Moreover, the Government intends to change and modernise the rules for multinationals in the next Budget. Under the new rules, companies will be required to apply the arm's length basis for transfer prices in calculating taxable profits in their tax returns and UK companies will be required to include amounts chargeable under the controlled foreign company rules in their returns.

These changes are seen as strengthening the existing legislation and bringing the UK into line with modern practice in other countries as well as contributing to the drive against tax avoidance and advisers had been braced for further tightening of the laws surrounding controlled foreign companies, or companies in tax havens.

The proposals announced yesterday are:

Arrangements by finance lessors to accelerate capital allowances and to transfer unused allowances will be stopped. The use of group relief will also be stopped - and, says the Treasury, this will "level up the playing field between leasing and direct purchase".
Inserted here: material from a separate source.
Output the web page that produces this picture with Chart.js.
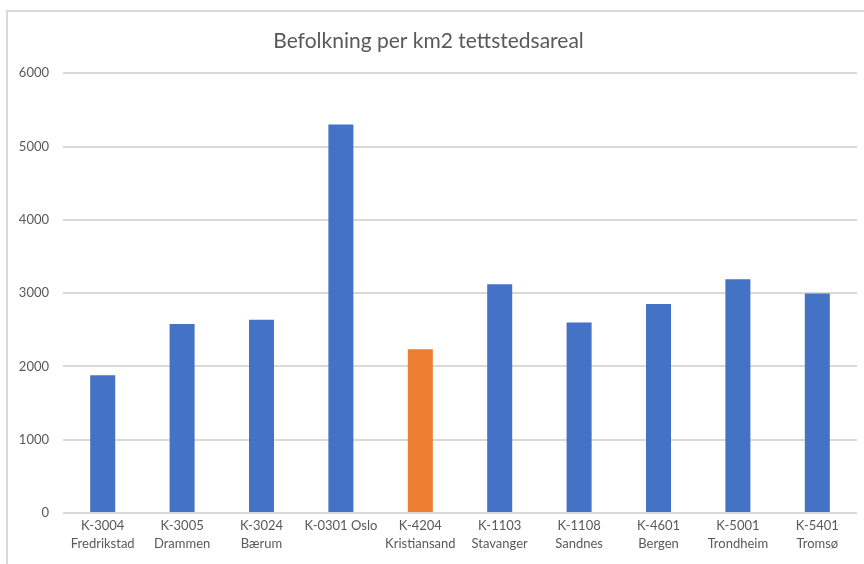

All dividends on shares that are trading assets will be taxed as trading income. This ends the "unjustifiable distinction for tax purposes between dividends and other forms of income from trading assets" and will end certain financing schemes being promoted by a number of merchant banks.

A measure to stop avoidance schemes designed to get around the rules on company purchase and abandonment.

Measures to stop the sale of tax liabilities originally introduced in 1994 have also been strengthened.

Paul Wopshott, tax partner with accountants Price Waterhouse, said: "In opposition, Labour had urged that various tax `loopholes' be blocked. The Chancellor has announced a review of the desirability of a general anti-avoidance provision and has acted to block some specific schemes immediately.

"Targeted legislation always puts the Revenue in the position of trying to catch up, whereas general legislation may be seen as more satisfactory from the Government's point of view. To provide certainty to taxpayers, however, any such legislation should be combined with an advance clearance mechanism, which would require extra resources at the Revenue."

On the introduction of a general anti-avoidance principle, as exists in most European countries as well as Australia, one tax adviser said: "Tax planning may still be possible but greater care will be needed to stay the right side of the law."